*Task statement:*
Omit all pictures, then retype the data exactly as given.

*Material:*
# # # #
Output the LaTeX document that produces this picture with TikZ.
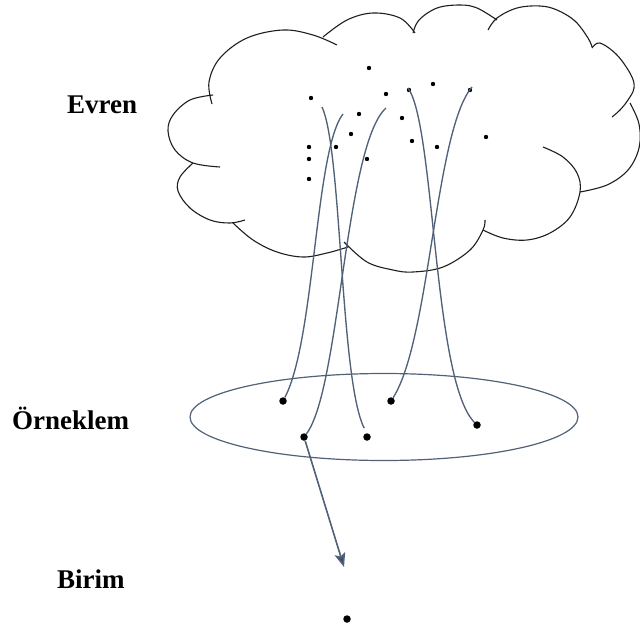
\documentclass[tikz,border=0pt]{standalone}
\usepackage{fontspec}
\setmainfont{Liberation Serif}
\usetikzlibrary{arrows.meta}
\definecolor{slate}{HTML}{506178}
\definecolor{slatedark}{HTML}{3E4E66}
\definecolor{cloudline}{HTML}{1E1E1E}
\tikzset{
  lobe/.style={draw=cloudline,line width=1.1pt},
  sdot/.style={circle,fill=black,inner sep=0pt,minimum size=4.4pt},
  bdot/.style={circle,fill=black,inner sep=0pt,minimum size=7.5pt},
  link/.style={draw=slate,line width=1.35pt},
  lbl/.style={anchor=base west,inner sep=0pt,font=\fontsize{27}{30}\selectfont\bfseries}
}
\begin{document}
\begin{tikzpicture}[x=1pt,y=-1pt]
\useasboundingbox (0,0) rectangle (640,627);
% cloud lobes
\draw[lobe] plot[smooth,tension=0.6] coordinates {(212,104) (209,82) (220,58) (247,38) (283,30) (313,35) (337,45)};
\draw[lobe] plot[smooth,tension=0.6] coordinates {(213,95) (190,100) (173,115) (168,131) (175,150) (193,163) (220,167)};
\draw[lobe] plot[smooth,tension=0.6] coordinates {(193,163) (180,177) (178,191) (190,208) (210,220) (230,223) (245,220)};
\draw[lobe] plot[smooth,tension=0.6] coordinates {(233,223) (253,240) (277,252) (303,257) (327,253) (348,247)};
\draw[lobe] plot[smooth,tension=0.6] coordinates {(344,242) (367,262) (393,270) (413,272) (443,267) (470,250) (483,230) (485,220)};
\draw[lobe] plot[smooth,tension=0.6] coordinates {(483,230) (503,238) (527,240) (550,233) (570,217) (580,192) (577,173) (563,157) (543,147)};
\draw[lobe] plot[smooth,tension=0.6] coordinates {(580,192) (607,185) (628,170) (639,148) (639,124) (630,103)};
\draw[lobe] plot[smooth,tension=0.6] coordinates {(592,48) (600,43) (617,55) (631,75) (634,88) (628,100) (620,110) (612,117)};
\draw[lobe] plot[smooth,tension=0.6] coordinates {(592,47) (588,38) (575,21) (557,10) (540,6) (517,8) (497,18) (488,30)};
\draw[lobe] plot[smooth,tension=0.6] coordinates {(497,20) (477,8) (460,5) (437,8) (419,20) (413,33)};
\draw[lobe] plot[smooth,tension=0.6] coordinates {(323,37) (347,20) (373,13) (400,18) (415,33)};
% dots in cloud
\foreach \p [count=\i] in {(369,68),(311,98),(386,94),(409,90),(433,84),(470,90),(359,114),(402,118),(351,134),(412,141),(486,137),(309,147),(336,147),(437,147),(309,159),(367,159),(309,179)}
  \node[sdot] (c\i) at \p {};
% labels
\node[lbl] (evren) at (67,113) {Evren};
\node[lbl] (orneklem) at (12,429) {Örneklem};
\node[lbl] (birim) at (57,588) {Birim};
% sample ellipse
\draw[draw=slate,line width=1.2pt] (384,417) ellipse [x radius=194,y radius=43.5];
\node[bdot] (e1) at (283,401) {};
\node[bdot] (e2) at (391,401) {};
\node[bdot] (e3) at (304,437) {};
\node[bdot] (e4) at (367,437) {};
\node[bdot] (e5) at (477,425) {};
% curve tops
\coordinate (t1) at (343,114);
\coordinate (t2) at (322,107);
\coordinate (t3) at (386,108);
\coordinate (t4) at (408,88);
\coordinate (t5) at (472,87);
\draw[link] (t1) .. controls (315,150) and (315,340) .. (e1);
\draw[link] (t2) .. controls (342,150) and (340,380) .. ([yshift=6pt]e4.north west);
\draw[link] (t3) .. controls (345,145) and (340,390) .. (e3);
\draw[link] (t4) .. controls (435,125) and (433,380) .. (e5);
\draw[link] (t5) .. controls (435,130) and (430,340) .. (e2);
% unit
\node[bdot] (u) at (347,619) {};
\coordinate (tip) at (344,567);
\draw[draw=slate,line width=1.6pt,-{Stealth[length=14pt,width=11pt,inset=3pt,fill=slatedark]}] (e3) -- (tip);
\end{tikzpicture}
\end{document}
# # # #
*Solution for this problem:*
Output the LaTeX document that produces this picture with TikZ.
\documentclass[tikz,border=0pt]{standalone}
\usepackage{fontspec}
\setmainfont{Liberation Serif}
\usetikzlibrary{arrows.meta}
\definecolor{slate}{HTML}{506178}
\definecolor{slatedark}{HTML}{3E4E66}
\definecolor{cloudline}{HTML}{1E1E1E}
\tikzset{
  lobe/.style={draw=cloudline,line width=1.1pt},
  sdot/.style={circle,fill=black,inner sep=0pt,minimum size=4.4pt},
  bdot/.style={circle,fill=black,inner sep=0pt,minimum size=7.5pt},
  link/.style={draw=slate,line width=1.35pt},
  lbl/.style={anchor=base west,inner sep=0pt,font=\fontsize{27}{30}\selectfont\bfseries}
}
\begin{document}
\begin{tikzpicture}[x=1pt,y=-1pt]
\useasboundingbox (0,0) rectangle (640,627);
% cloud lobes
\draw[lobe] plot[smooth,tension=0.6] coordinates {(212,104) (209,82) (220,58) (247,38) (283,30) (313,35) (337,45)};
\draw[lobe] plot[smooth,tension=0.6] coordinates {(213,95) (190,100) (173,115) (168,131) (175,150) (193,163) (220,167)};
\draw[lobe] plot[smooth,tension=0.6] coordinates {(193,163) (180,177) (178,191) (190,208) (210,220) (230,223) (245,220)};
\draw[lobe] plot[smooth,tension=0.6] coordinates {(233,223) (253,240) (277,252) (303,257) (327,253) (348,247)};
\draw[lobe] plot[smooth,tension=0.6] coordinates {(344,242) (367,262) (393,270) (413,272) (443,267) (470,250) (483,230) (485,220)};
\draw[lobe] plot[smooth,tension=0.6] coordinates {(483,230) (503,238) (527,240) (550,233) (570,217) (580,192) (577,173) (563,157) (543,147)};
\draw[lobe] plot[smooth,tension=0.6] coordinates {(580,192) (607,185) (628,170) (639,148) (639,124) (630,103)};
\draw[lobe] plot[smooth,tension=0.6] coordinates {(592,48) (600,43) (617,55) (631,75) (634,88) (628,100) (620,110) (612,117)};
\draw[lobe] plot[smooth,tension=0.6] coordinates {(592,47) (588,38) (575,21) (557,10) (540,6) (517,8) (497,18) (488,30)};
\draw[lobe] plot[smooth,tension=0.6] coordinates {(497,20) (477,8) (460,5) (437,8) (419,20) (413,33)};
\draw[lobe] plot[smooth,tension=0.6] coordinates {(323,37) (347,20) (373,13) (400,18) (415,33)};
% dots in cloud
\foreach \p [count=\i] in {(369,68),(311,98),(386,94),(409,90),(433,84),(470,90),(359,114),(402,118),(351,134),(412,141),(486,137),(309,147),(336,147),(437,147),(309,159),(367,159),(309,179)}
  \node[sdot] (c\i) at \p {};
% labels
\node[lbl] (evren) at (67,113) {Evren};
\node[lbl] (orneklem) at (12,429) {Örneklem};
\node[lbl] (birim) at (57,588) {Birim};
% sample ellipse
\draw[draw=slate,line width=1.2pt] (384,417) ellipse [x radius=194,y radius=43.5];
\node[bdot] (e1) at (283,401) {};
\node[bdot] (e2) at (391,401) {};
\node[bdot] (e3) at (304,437) {};
\node[bdot] (e4) at (367,437) {};
\node[bdot] (e5) at (477,425) {};
% curve tops
\coordinate (t1) at (343,114);
\coordinate (t2) at (322,107);
\coordinate (t3) at (386,108);
\coordinate (t4) at (408,88);
\coordinate (t5) at (472,87);
\draw[link] (t1) .. controls (315,150) and (315,340) .. (e1);
\draw[link] (t2) .. controls (342,150) and (340,380) .. ([yshift=6pt]e4.north west);
\draw[link] (t3) .. controls (345,145) and (340,390) .. (e3);
\draw[link] (t4) .. controls (435,125) and (433,380) .. (e5);
\draw[link] (t5) .. controls (435,130) and (430,340) .. (e2);
% unit
\node[bdot] (u) at (347,619) {};
\coordinate (tip) at (344,567);
\draw[draw=slate,line width=1.6pt,-{Stealth[length=14pt,width=11pt,inset=3pt,fill=slatedark]}] (e3) -- (tip);
\end{tikzpicture}
\end{document}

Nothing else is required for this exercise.